The task: State only the number of lines that include "this".

Supplied information:
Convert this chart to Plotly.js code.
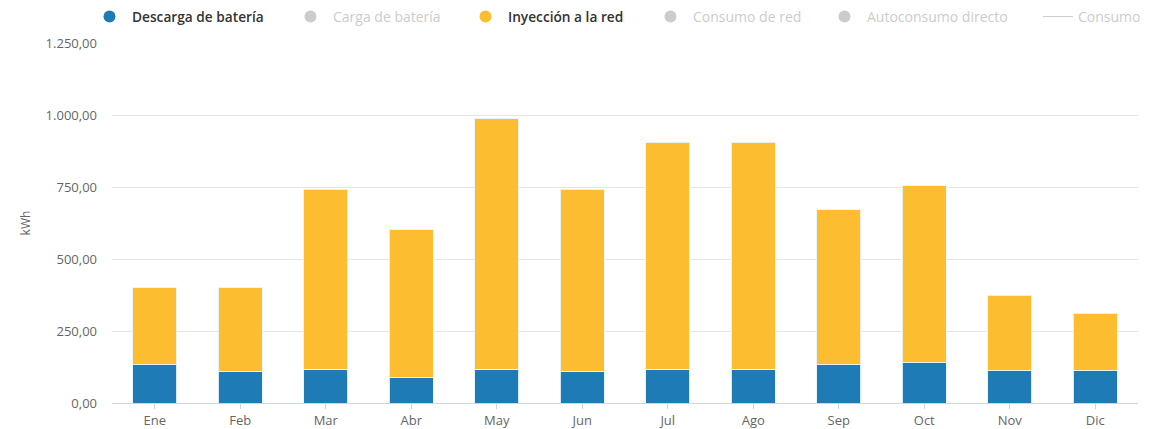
<!DOCTYPE html>
<html>
<head>
<meta charset="utf-8">
<script src="https://cdn.plot.ly/plotly-3.0.1.min.js"></script>
<style>html,body{margin:0;padding:0;background:#fff;}#chart{width:1156px;height:429px;}</style>
</head>
<body>
<div id="chart"></div>
<script>
const months = ["Ene","Feb","Mar","Abr","May","Jun","Jul","Ago","Sep","Oct","Nov","Dic"];
const descargaBateria = [132, 108, 118, 87, 118, 110, 118, 118, 133, 139, 112, 112];
const inyeccionRed   = [269, 293, 625, 515, 869, 633, 787, 787, 538, 616, 262, 199];
const yTicks = [0, 250, 500, 750, 1000, 1250];

const BLUE = "#1f7bb6";
const YELLOW = "#fcbe30";
const GREY = "#cccccc";

const barLine = {color: "rgba(230,245,255,0.9)", width: 1};

const traces = [
  {type: "bar", name: "Descarga de batería", x: months, y: descargaBateria,
   marker: {color: BLUE, line: barLine}, showlegend: false, hoverinfo: "y"},
  {type: "bar", name: "Inyección a la red", x: months, y: inyeccionRed,
   marker: {color: YELLOW, line: barLine}, showlegend: false, hoverinfo: "y"},
  // legend entries
  {type: "scatter", mode: "markers", name: "Descarga de batería", x: [null], y: [null],
   marker: {color: BLUE, size: 12, symbol: "circle"}, legend: "legend"},
  {type: "scatter", mode: "markers", name: "Carga de batería", x: [null], y: [null],
   marker: {color: GREY, size: 12, symbol: "circle"}, legend: "legend2"},
  {type: "scatter", mode: "markers", name: "Inyección a la red", x: [null], y: [null],
   marker: {color: YELLOW, size: 12, symbol: "circle"}, legend: "legend3"},
  {type: "scatter", mode: "markers", name: "Consumo de red", x: [null], y: [null],
   marker: {color: GREY, size: 12, symbol: "circle"}, legend: "legend4"},
  {type: "scatter", mode: "markers", name: "Autoconsumo directo", x: [null], y: [null],
   marker: {color: GREY, size: 12, symbol: "circle"}, legend: "legend5"},
  {type: "scatter", mode: "lines", name: "Consumo", x: [null], y: [null],
   line: {color: GREY, width: 1}, legend: "legend6"}
];

function leg(xpx, dark, iw) {
  return {
    orientation: "h", xref: "container", yref: "container",
    x: xpx / 1156, y: 1 - 1 / 429, xanchor: "left", yanchor: "top",
    bgcolor: "rgba(0,0,0,0)", itemclick: false, itemdoubleclick: false,
    font: {family: "Open Sans, Lato, sans-serif", size: dark ? 13.7 : 14,
           color: dark ? "#333333" : "#cccccc", weight: dark ? 600 : 400},
    itemwidth: iw || 35
  };
}

const layout = {
  width: 1156, height: 429,
  paper_bgcolor: "#ffffff", plot_bgcolor: "#ffffff",
  margin: {l: 112, r: 18, t: 43, b: 26},
  barmode: "stack", bargap: 0.48,
  separators: ",.",
  font: {family: "Open Sans, Lato, sans-serif", color: "#666666", size: 13},
  xaxis: {
    type: "category", tickvals: months, ticktext: months,
    showgrid: false, zeroline: false, showline: true, linecolor: "#ccd6eb", linewidth: 1,
    ticks: "outside", ticklen: 5, tickcolor: "#ccd6eb",
    tickfont: {size: 13, color: "#666666"}, fixedrange: true
  },
  yaxis: {
    range: [0, 1250], tickvals: yTicks, tickformat: ",.2f",
    showgrid: true, gridcolor: "#e6e6e6", gridwidth: 1, zeroline: false,
    showline: false, ticks: "", ticklabelstandoff: 14,
    tickfont: {size: 13, color: "#666666"},
    title: {text: "kWh", font: {size: 12, color: "#666666"}, standoff: 12},
    fixedrange: true
  },
  showlegend: true,
  legend: leg(87, true),
  legend2: leg(288, false),
  legend3: leg(463, true),
  legend4: leg(648, false),
  legend5: leg(822, false),
  legend6: leg(1038, false, 30)
};

Plotly.newPlot("chart", traces, layout, {displayModeBar: false, staticPlot: true});
</script>
</body>
</html>
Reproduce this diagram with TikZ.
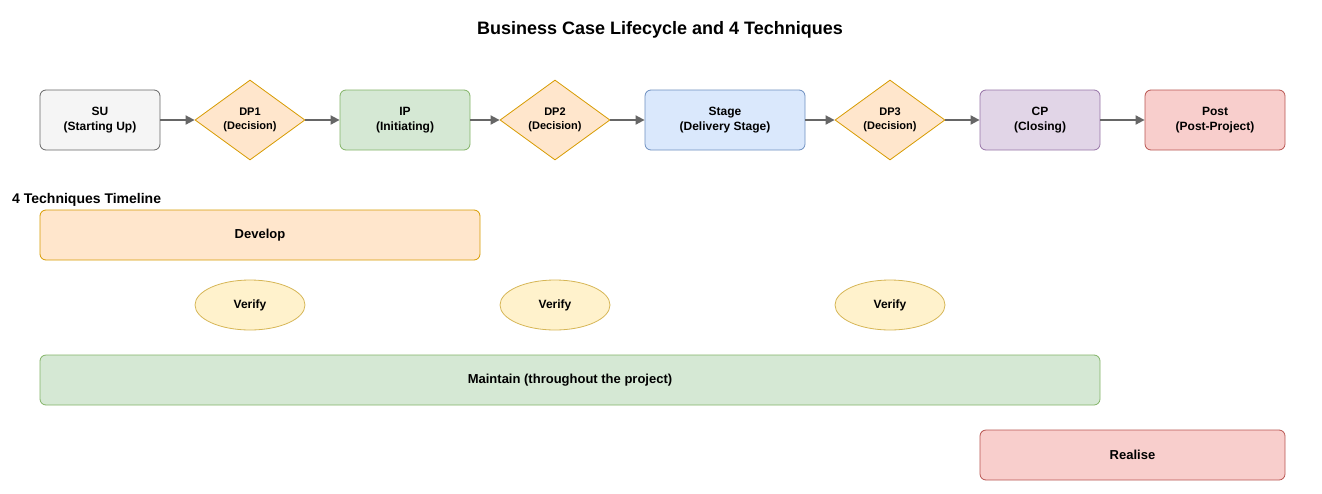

Exercise solution: 2